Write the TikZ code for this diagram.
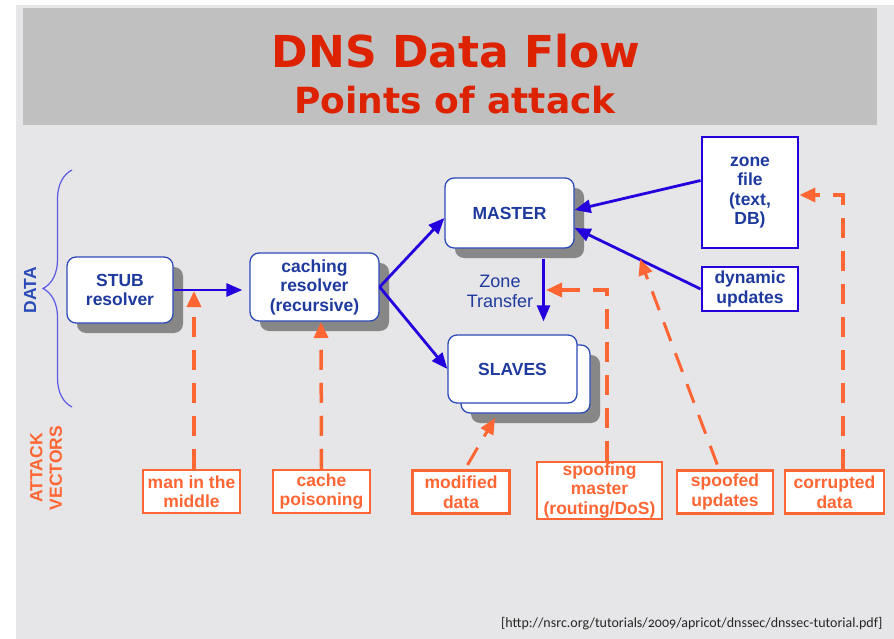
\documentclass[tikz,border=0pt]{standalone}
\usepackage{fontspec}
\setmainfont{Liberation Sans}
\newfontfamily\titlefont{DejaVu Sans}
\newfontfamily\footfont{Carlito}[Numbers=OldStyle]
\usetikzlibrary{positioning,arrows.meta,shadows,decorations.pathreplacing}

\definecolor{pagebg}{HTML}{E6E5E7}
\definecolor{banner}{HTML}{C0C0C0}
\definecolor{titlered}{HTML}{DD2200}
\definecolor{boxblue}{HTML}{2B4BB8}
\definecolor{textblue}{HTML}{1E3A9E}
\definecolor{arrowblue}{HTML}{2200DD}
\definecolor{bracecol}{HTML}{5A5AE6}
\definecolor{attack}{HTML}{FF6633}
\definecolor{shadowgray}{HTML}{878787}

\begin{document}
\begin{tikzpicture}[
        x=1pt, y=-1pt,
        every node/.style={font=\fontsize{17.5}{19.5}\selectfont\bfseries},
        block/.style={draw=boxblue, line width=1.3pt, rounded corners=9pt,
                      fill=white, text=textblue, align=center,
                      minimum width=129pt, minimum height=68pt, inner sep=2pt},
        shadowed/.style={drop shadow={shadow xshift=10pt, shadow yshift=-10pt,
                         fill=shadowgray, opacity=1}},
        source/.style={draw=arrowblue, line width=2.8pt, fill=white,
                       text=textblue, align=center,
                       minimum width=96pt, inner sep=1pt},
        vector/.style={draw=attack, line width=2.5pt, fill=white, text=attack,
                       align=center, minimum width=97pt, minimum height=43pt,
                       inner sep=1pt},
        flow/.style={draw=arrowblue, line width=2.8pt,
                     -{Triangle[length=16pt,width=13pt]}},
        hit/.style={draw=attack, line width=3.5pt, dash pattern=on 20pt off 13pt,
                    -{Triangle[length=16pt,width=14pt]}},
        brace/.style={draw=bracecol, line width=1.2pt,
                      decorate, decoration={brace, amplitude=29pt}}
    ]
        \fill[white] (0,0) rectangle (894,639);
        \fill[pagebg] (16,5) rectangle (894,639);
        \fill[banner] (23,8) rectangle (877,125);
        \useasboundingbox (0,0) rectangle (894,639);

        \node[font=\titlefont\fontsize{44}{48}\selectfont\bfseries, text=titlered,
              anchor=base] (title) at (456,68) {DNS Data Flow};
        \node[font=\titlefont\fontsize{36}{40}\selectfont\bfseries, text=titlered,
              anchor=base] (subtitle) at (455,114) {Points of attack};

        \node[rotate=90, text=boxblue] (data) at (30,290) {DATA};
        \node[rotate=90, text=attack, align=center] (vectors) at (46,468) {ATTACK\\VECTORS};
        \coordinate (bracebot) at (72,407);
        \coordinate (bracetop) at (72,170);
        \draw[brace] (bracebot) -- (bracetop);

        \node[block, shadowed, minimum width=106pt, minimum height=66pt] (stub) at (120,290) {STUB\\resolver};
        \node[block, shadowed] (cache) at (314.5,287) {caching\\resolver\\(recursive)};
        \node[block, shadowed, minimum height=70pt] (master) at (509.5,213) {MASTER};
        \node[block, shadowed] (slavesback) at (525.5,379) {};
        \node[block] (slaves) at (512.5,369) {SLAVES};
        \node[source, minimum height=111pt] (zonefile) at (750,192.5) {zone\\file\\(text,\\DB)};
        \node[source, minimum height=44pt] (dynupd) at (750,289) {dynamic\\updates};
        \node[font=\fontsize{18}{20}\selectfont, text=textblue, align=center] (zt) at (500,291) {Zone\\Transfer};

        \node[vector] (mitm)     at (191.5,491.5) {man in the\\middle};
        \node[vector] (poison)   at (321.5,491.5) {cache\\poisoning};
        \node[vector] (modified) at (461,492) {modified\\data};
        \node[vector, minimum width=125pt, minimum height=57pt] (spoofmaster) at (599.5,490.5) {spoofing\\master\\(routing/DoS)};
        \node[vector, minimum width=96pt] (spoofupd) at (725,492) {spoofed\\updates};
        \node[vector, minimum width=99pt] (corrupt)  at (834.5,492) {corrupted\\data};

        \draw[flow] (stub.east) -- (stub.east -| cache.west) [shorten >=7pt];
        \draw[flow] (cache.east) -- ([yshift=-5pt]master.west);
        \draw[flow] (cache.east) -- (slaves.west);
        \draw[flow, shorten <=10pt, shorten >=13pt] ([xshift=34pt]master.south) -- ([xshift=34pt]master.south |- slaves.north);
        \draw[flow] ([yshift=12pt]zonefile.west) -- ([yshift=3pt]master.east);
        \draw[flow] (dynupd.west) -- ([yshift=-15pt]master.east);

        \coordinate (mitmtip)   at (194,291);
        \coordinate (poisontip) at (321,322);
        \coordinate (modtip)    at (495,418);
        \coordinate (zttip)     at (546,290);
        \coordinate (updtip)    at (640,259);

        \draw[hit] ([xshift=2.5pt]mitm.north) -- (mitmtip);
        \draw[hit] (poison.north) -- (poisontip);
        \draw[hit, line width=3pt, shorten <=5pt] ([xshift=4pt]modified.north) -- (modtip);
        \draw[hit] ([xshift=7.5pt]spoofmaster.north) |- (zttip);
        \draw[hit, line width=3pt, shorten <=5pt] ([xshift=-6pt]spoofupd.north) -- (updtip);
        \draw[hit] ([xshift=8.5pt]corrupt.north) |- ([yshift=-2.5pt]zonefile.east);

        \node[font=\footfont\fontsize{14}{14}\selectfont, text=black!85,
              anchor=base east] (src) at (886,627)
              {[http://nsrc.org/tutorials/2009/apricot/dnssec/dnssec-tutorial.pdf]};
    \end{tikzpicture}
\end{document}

========================

Transcribe each line above verbatim, with the pictures left out.

## [TASK RESPONSE]
Write the TikZ code for this diagram.
\documentclass[tikz,border=0pt]{standalone}
\usepackage{fontspec}
\setmainfont{Liberation Sans}
\newfontfamily\titlefont{DejaVu Sans}
\newfontfamily\footfont{Carlito}[Numbers=OldStyle]
\usetikzlibrary{positioning,arrows.meta,shadows,decorations.pathreplacing}

\definecolor{pagebg}{HTML}{E6E5E7}
\definecolor{banner}{HTML}{C0C0C0}
\definecolor{titlered}{HTML}{DD2200}
\definecolor{boxblue}{HTML}{2B4BB8}
\definecolor{textblue}{HTML}{1E3A9E}
\definecolor{arrowblue}{HTML}{2200DD}
\definecolor{bracecol}{HTML}{5A5AE6}
\definecolor{attack}{HTML}{FF6633}
\definecolor{shadowgray}{HTML}{878787}

\begin{document}
\begin{tikzpicture}[
        x=1pt, y=-1pt,
        every node/.style={font=\fontsize{17.5}{19.5}\selectfont\bfseries},
        block/.style={draw=boxblue, line width=1.3pt, rounded corners=9pt,
                      fill=white, text=textblue, align=center,
                      minimum width=129pt, minimum height=68pt, inner sep=2pt},
        shadowed/.style={drop shadow={shadow xshift=10pt, shadow yshift=-10pt,
                         fill=shadowgray, opacity=1}},
        source/.style={draw=arrowblue, line width=2.8pt, fill=white,
                       text=textblue, align=center,
                       minimum width=96pt, inner sep=1pt},
        vector/.style={draw=attack, line width=2.5pt, fill=white, text=attack,
                       align=center, minimum width=97pt, minimum height=43pt,
                       inner sep=1pt},
        flow/.style={draw=arrowblue, line width=2.8pt,
                     -{Triangle[length=16pt,width=13pt]}},
        hit/.style={draw=attack, line width=3.5pt, dash pattern=on 20pt off 13pt,
                    -{Triangle[length=16pt,width=14pt]}},
        brace/.style={draw=bracecol, line width=1.2pt,
                      decorate, decoration={brace, amplitude=29pt}}
    ]
        \fill[white] (0,0) rectangle (894,639);
        \fill[pagebg] (16,5) rectangle (894,639);
        \fill[banner] (23,8) rectangle (877,125);
        \useasboundingbox (0,0) rectangle (894,639);

        \node[font=\titlefont\fontsize{44}{48}\selectfont\bfseries, text=titlered,
              anchor=base] (title) at (456,68) {DNS Data Flow};
        \node[font=\titlefont\fontsize{36}{40}\selectfont\bfseries, text=titlered,
              anchor=base] (subtitle) at (455,114) {Points of attack};

        \node[rotate=90, text=boxblue] (data) at (30,290) {DATA};
        \node[rotate=90, text=attack, align=center] (vectors) at (46,468) {ATTACK\\VECTORS};
        \coordinate (bracebot) at (72,407);
        \coordinate (bracetop) at (72,170);
        \draw[brace] (bracebot) -- (bracetop);

        \node[block, shadowed, minimum width=106pt, minimum height=66pt] (stub) at (120,290) {STUB\\resolver};
        \node[block, shadowed] (cache) at (314.5,287) {caching\\resolver\\(recursive)};
        \node[block, shadowed, minimum height=70pt] (master) at (509.5,213) {MASTER};
        \node[block, shadowed] (slavesback) at (525.5,379) {};
        \node[block] (slaves) at (512.5,369) {SLAVES};
        \node[source, minimum height=111pt] (zonefile) at (750,192.5) {zone\\file\\(text,\\DB)};
        \node[source, minimum height=44pt] (dynupd) at (750,289) {dynamic\\updates};
        \node[font=\fontsize{18}{20}\selectfont, text=textblue, align=center] (zt) at (500,291) {Zone\\Transfer};

        \node[vector] (mitm)     at (191.5,491.5) {man in the\\middle};
        \node[vector] (poison)   at (321.5,491.5) {cache\\poisoning};
        \node[vector] (modified) at (461,492) {modified\\data};
        \node[vector, minimum width=125pt, minimum height=57pt] (spoofmaster) at (599.5,490.5) {spoofing\\master\\(routing/DoS)};
        \node[vector, minimum width=96pt] (spoofupd) at (725,492) {spoofed\\updates};
        \node[vector, minimum width=99pt] (corrupt)  at (834.5,492) {corrupted\\data};

        \draw[flow] (stub.east) -- (stub.east -| cache.west) [shorten >=7pt];
        \draw[flow] (cache.east) -- ([yshift=-5pt]master.west);
        \draw[flow] (cache.east) -- (slaves.west);
        \draw[flow, shorten <=10pt, shorten >=13pt] ([xshift=34pt]master.south) -- ([xshift=34pt]master.south |- slaves.north);
        \draw[flow] ([yshift=12pt]zonefile.west) -- ([yshift=3pt]master.east);
        \draw[flow] (dynupd.west) -- ([yshift=-15pt]master.east);

        \coordinate (mitmtip)   at (194,291);
        \coordinate (poisontip) at (321,322);
        \coordinate (modtip)    at (495,418);
        \coordinate (zttip)     at (546,290);
        \coordinate (updtip)    at (640,259);

        \draw[hit] ([xshift=2.5pt]mitm.north) -- (mitmtip);
        \draw[hit] (poison.north) -- (poisontip);
        \draw[hit, line width=3pt, shorten <=5pt] ([xshift=4pt]modified.north) -- (modtip);
        \draw[hit] ([xshift=7.5pt]spoofmaster.north) |- (zttip);
        \draw[hit, line width=3pt, shorten <=5pt] ([xshift=-6pt]spoofupd.north) -- (updtip);
        \draw[hit] ([xshift=8.5pt]corrupt.north) |- ([yshift=-2.5pt]zonefile.east);

        \node[font=\footfont\fontsize{14}{14}\selectfont, text=black!85,
              anchor=base east] (src) at (886,627)
              {[http://nsrc.org/tutorials/2009/apricot/dnssec/dnssec-tutorial.pdf]};
    \end{tikzpicture}
\end{document}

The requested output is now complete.